Da tutto ciò si deduce che l’indennità una tantum costituisce una capitalizzazione di quanto percepito mensilmente, e cioè della indennità di prepensionamento; trattasi pertanto di due benefici alternativi, come l’art. 6 sopra riportato testualmente li definisce, e non si può avere opzione se non tra due beni alternativi.

La L.R. Sicilia 10 agosto 1984, n. 46, art. 9 ha posto poi un limite alla capitalizzazione, disponendo che la indennità una tantum in questione è corrisposta nella misura del 50% dell’ammontare previsto dalla L.R. Sicilia 9 maggio 1984, n. 27, art. 9, comma 1, per un periodo massimo di dieci anni, a prescindere all’anzianità contributiva e comunque riferita al limite di 60 anni di età.

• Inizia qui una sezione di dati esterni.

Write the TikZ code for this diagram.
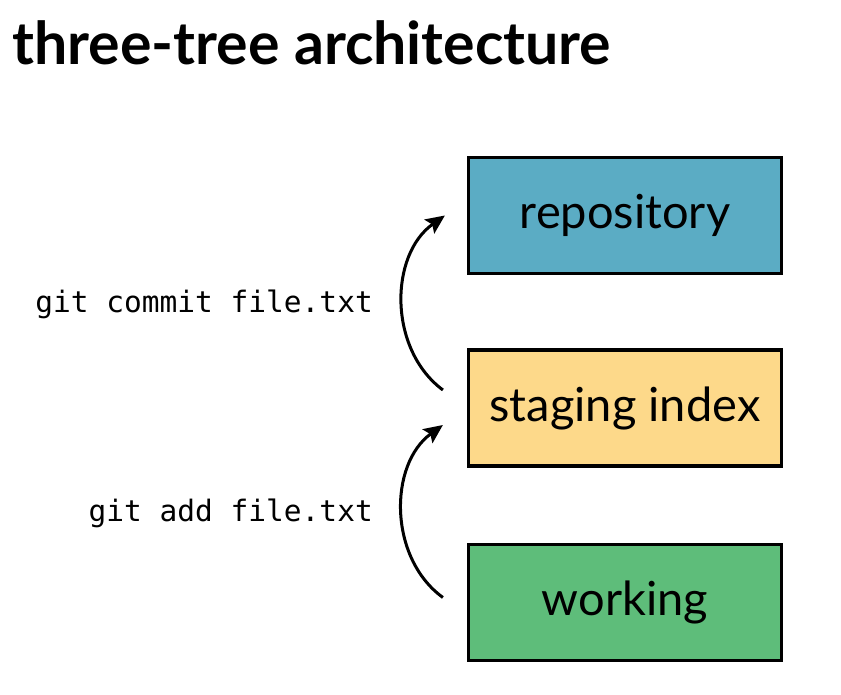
\documentclass[tikz,border=0pt]{standalone}
\usepackage{fontspec}
\setmainfont{Lato}
\newfontfamily\codefont{DejaVu Sans Mono}
\usetikzlibrary{arrows.meta}
\definecolor{repoblue}{RGB}{91,172,196}
\definecolor{stageyellow}{RGB}{253,217,138}
\definecolor{workgreen}{RGB}{94,189,122}
\tikzset{
  treebox/.style={draw=black,line width=3.2pt,minimum width=313pt,minimum height=116pt,
    inner sep=0pt,font=\fontsize{47}{47}\selectfont},
  gitcmd/.style={anchor=base east,inner sep=0pt,font=\codefont\fontsize{29.5}{29.5}\selectfont},
  flow/.style={line width=3pt,-{Stealth[length=19pt,width=17pt,inset=3.5pt]},bend left=54}
}
\begin{document}
\begin{tikzpicture}[x=1pt,y=1pt]
\useasboundingbox (0,0) rectangle (841,695);
\node[anchor=base west,inner sep=0pt,font=\bfseries\fontsize{59}{59}\selectfont] (title) at (12,630) {three-tree architecture};
\node[treebox,fill=repoblue] (repository) at (625,479.5) {repository};
\node[treebox,fill=stageyellow] (staging) at (625,287) {staging index};
\node[treebox,fill=workgreen] (working) at (625,92.5) {working};
\node[gitcmd] (commit) at (373,382) {git commit file.txt};
\node[gitcmd] (add) at (373,173) {git add file.txt};
\draw[flow] ([shift={(-24,18)}]staging.west) to ([shift={(-22,0)}]repository.west);
\draw[flow] ([shift={(-24,5)}]working.west) to ([shift={(-24,-17)}]staging.west);
\end{tikzpicture}
\end{document}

Infine, la L.R. Sicilia 20 gennaio 1999, n. 5, art. 7, comma 1, dispone: “Le opzioni per il diritto ad usufruire dell’indennità una tantum prevista dalla L.R. 9 maggio 1984, n. 27, art. 6, comma 2, applicate secondo i criteri indicati dalla L.R. 10 agosto 1984, n. 46, art. 9, comma 1 e successive modifiche e integrazioni, potevano essere esercitate durante il periodo di prepensionamento, siccome previsto dalla citata L.R. 9 maggio 1984, n. 27, art. 6, comma 3”.

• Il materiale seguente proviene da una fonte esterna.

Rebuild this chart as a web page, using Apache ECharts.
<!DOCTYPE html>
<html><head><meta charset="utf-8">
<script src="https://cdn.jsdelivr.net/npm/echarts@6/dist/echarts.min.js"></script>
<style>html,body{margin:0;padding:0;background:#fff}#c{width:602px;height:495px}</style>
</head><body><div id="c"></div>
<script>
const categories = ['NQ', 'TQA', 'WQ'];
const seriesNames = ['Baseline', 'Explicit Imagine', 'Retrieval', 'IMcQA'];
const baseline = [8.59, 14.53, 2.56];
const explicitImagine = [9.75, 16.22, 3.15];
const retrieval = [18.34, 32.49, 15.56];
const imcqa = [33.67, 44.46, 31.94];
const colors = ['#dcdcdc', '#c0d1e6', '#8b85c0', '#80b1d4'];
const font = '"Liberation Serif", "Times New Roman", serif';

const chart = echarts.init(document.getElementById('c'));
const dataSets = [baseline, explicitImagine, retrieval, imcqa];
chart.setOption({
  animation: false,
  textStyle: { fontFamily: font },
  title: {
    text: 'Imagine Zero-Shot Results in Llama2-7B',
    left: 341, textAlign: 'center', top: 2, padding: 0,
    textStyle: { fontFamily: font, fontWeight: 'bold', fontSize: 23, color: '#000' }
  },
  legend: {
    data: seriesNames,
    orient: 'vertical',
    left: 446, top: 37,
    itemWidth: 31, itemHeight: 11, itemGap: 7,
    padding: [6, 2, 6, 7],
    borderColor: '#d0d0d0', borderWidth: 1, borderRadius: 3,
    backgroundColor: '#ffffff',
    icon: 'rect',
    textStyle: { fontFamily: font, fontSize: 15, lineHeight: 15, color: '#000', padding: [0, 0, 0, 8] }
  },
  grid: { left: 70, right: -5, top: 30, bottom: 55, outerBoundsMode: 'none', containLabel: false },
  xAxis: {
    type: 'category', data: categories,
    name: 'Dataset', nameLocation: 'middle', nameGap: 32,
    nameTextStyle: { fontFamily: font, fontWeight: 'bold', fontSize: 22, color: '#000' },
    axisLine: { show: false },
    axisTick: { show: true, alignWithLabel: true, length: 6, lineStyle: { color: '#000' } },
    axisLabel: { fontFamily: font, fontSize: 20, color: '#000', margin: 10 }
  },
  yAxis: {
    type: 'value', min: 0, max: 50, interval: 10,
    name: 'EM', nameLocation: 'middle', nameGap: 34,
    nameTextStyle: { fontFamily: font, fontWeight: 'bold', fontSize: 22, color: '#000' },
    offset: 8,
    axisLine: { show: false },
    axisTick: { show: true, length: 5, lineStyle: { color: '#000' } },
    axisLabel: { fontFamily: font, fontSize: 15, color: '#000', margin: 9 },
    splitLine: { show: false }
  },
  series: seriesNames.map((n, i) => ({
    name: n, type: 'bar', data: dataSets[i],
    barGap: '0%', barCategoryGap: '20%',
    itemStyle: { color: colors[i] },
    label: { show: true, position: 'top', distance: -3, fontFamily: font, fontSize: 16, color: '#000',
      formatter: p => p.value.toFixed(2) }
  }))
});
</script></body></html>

Tra l’altro la L.R. n. 27 del 1984, art 6, comma 4, già prevede che il beneficio è commisurato al periodo residuo del trattamento speciale, proprio perchè si tratta di una capitalizzazione, per cui mai potrebbe configurarsi, per come la normativa è strutturata, una ipotesi di cumulabilità dei diversi benefici in questione.

Ne consegue che il ricorso va rigettato. , La mancata costituzione dell’intimato non consente la statuizione sulle spese del presente giudizio.

P.Q.M.

La Corte rigetta il ricorso. Nulla per le spese.

Così deciso in Roma, il 10 novembre 2010.